> **MATERIAL**

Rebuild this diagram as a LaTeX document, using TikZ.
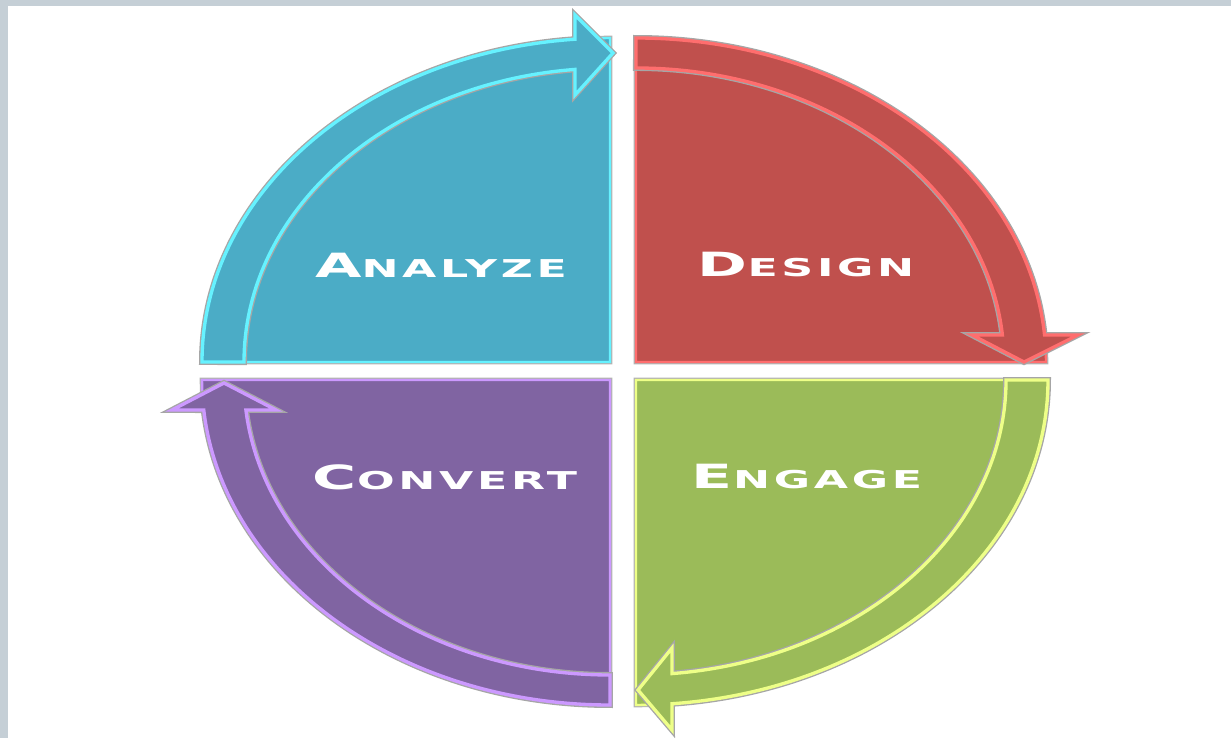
\documentclass[tikz,border=0pt]{standalone}
\usepackage{fontspec}
\newfontfamily\capsfont[FakeStretch=1.8,LetterSpace=15]{DejaVu Sans}
\newcommand{\capword}[2]{{\capsfont\bfseries\fontsize{19}{19}\selectfont #1\fontsize{14}{14}\selectfont #2}}
\definecolor{frame}{HTML}{C5CFD6}
\definecolor{analyze}{HTML}{4BACC6}
\definecolor{analyzeL}{HTML}{66F2FF}
\definecolor{design}{HTML}{C0504D}
\definecolor{designL}{HTML}{FF6E6E}
\definecolor{engage}{HTML}{9BBB59}
\definecolor{engageL}{HTML}{EEFF88}
\definecolor{convert}{HTML}{8064A2}
\definecolor{convertL}{HTML}{CC99FF}

\begin{document}
\begin{tikzpicture}[x=0.02cm,y=0.02cm,
		quad/.style={line width=1.4pt,preaction={draw=black!30,line width=2.6pt}},
		band/.style={line width=1.9pt,line join=miter,preaction={draw=black!35,line width=3.4pt}},
		word/.style={text=white,inner sep=0pt}]
		\useasboundingbox (0,0) rectangle (1231,738);
		\fill[frame] (0,0) rectangle (8,738);
		\fill[frame] (0,732) rectangle (1231,738);
		% quarters
		\filldraw[quad,fill=analyze,draw=analyzeL] (610,376) -- (202,376) arc[start angle=180,end angle=90,x radius=408,y radius=324] -- cycle;
		\filldraw[quad,fill=design,draw=designL] (636,376) -- (636,700) arc[start angle=90,end angle=0,x radius=410,y radius=324] -- cycle;
		\filldraw[quad,fill=engage,draw=engageL] (636,358) -- (1048,358) arc[start angle=0,end angle=-90,x radius=412,y radius=325] -- cycle;
		\filldraw[quad,fill=convert,draw=convertL] (610,358) -- (610,33) arc[start angle=-90,end angle=-180,x radius=408,y radius=325] -- cycle;
		% arrows
		\filldraw[band,fill=analyze,draw=analyzeL] (202,376) arc[start angle=180,end angle=94.92,x radius=408,y radius=324]
			-- (575,723) -- (613,685) -- (575,643) -- (575,668.6)
			arc[start angle=95.49,end angle=180,x radius=366,y radius=294] -- cycle;
		\filldraw[band,fill=design,draw=designL] (636,700) arc[start angle=90,end angle=4.78,x radius=410,y radius=324]
			-- (1078,403) -- (1024,376) -- (972,403) -- (1002.4,403)
			arc[start angle=5.27,end angle=90,x radius=368,y radius=294] -- cycle;
		\filldraw[band,fill=engage,draw=engageL] (1048,358) arc[start angle=0,end angle=-84.99,x radius=412,y radius=325]
			-- (672,8) -- (638,48) -- (672,90) -- (672,64.4)
			arc[start angle=-84.42,end angle=0,x radius=370,y radius=295] -- cycle;
		\filldraw[band,fill=convert,draw=convertL] (610,33) arc[start angle=-90,end angle=-174.70,x radius=408,y radius=325]
			-- (172,328) -- (224,355) -- (276,328) -- (245.9,328)
			arc[start angle=-174.16,end angle=-90,x radius=366,y radius=295] -- cycle;
		% labels
		\node[word] (analyzeT) at (441,473) {\capword{A}{NALYZE}};
		\node[word] (designT) at (806,473) {\capword{D}{ESIGN}};
		\node[word] (engageT) at (807,261) {\capword{E}{NGAGE}};
		\node[word] (convertT) at (445,261) {\capword{C}{ONVERT}};
\end{tikzpicture}
\end{document}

> **GOAL OF THE EXERCISE**
Reproduce all of the material above word for word. Omit the pictures.

> **RESULT FOR THIS EXERCISE**
Rebuild this diagram as a LaTeX document, using TikZ.
\documentclass[tikz,border=0pt]{standalone}
\usepackage{fontspec}
\newfontfamily\capsfont[FakeStretch=1.8,LetterSpace=15]{DejaVu Sans}
\newcommand{\capword}[2]{{\capsfont\bfseries\fontsize{19}{19}\selectfont #1\fontsize{14}{14}\selectfont #2}}
\definecolor{frame}{HTML}{C5CFD6}
\definecolor{analyze}{HTML}{4BACC6}
\definecolor{analyzeL}{HTML}{66F2FF}
\definecolor{design}{HTML}{C0504D}
\definecolor{designL}{HTML}{FF6E6E}
\definecolor{engage}{HTML}{9BBB59}
\definecolor{engageL}{HTML}{EEFF88}
\definecolor{convert}{HTML}{8064A2}
\definecolor{convertL}{HTML}{CC99FF}

\begin{document}
\begin{tikzpicture}[x=0.02cm,y=0.02cm,
		quad/.style={line width=1.4pt,preaction={draw=black!30,line width=2.6pt}},
		band/.style={line width=1.9pt,line join=miter,preaction={draw=black!35,line width=3.4pt}},
		word/.style={text=white,inner sep=0pt}]
		\useasboundingbox (0,0) rectangle (1231,738);
		\fill[frame] (0,0) rectangle (8,738);
		\fill[frame] (0,732) rectangle (1231,738);
		% quarters
		\filldraw[quad,fill=analyze,draw=analyzeL] (610,376) -- (202,376) arc[start angle=180,end angle=90,x radius=408,y radius=324] -- cycle;
		\filldraw[quad,fill=design,draw=designL] (636,376) -- (636,700) arc[start angle=90,end angle=0,x radius=410,y radius=324] -- cycle;
		\filldraw[quad,fill=engage,draw=engageL] (636,358) -- (1048,358) arc[start angle=0,end angle=-90,x radius=412,y radius=325] -- cycle;
		\filldraw[quad,fill=convert,draw=convertL] (610,358) -- (610,33) arc[start angle=-90,end angle=-180,x radius=408,y radius=325] -- cycle;
		% arrows
		\filldraw[band,fill=analyze,draw=analyzeL] (202,376) arc[start angle=180,end angle=94.92,x radius=408,y radius=324]
			-- (575,723) -- (613,685) -- (575,643) -- (575,668.6)
			arc[start angle=95.49,end angle=180,x radius=366,y radius=294] -- cycle;
		\filldraw[band,fill=design,draw=designL] (636,700) arc[start angle=90,end angle=4.78,x radius=410,y radius=324]
			-- (1078,403) -- (1024,376) -- (972,403) -- (1002.4,403)
			arc[start angle=5.27,end angle=90,x radius=368,y radius=294] -- cycle;
		\filldraw[band,fill=engage,draw=engageL] (1048,358) arc[start angle=0,end angle=-84.99,x radius=412,y radius=325]
			-- (672,8) -- (638,48) -- (672,90) -- (672,64.4)
			arc[start angle=-84.42,end angle=0,x radius=370,y radius=295] -- cycle;
		\filldraw[band,fill=convert,draw=convertL] (610,33) arc[start angle=-90,end angle=-174.70,x radius=408,y radius=325]
			-- (172,328) -- (224,355) -- (276,328) -- (245.9,328)
			arc[start angle=-174.16,end angle=-90,x radius=366,y radius=295] -- cycle;
		% labels
		\node[word] (analyzeT) at (441,473) {\capword{A}{NALYZE}};
		\node[word] (designT) at (806,473) {\capword{D}{ESIGN}};
		\node[word] (engageT) at (807,261) {\capword{E}{NGAGE}};
		\node[word] (convertT) at (445,261) {\capword{C}{ONVERT}};
\end{tikzpicture}
\end{document}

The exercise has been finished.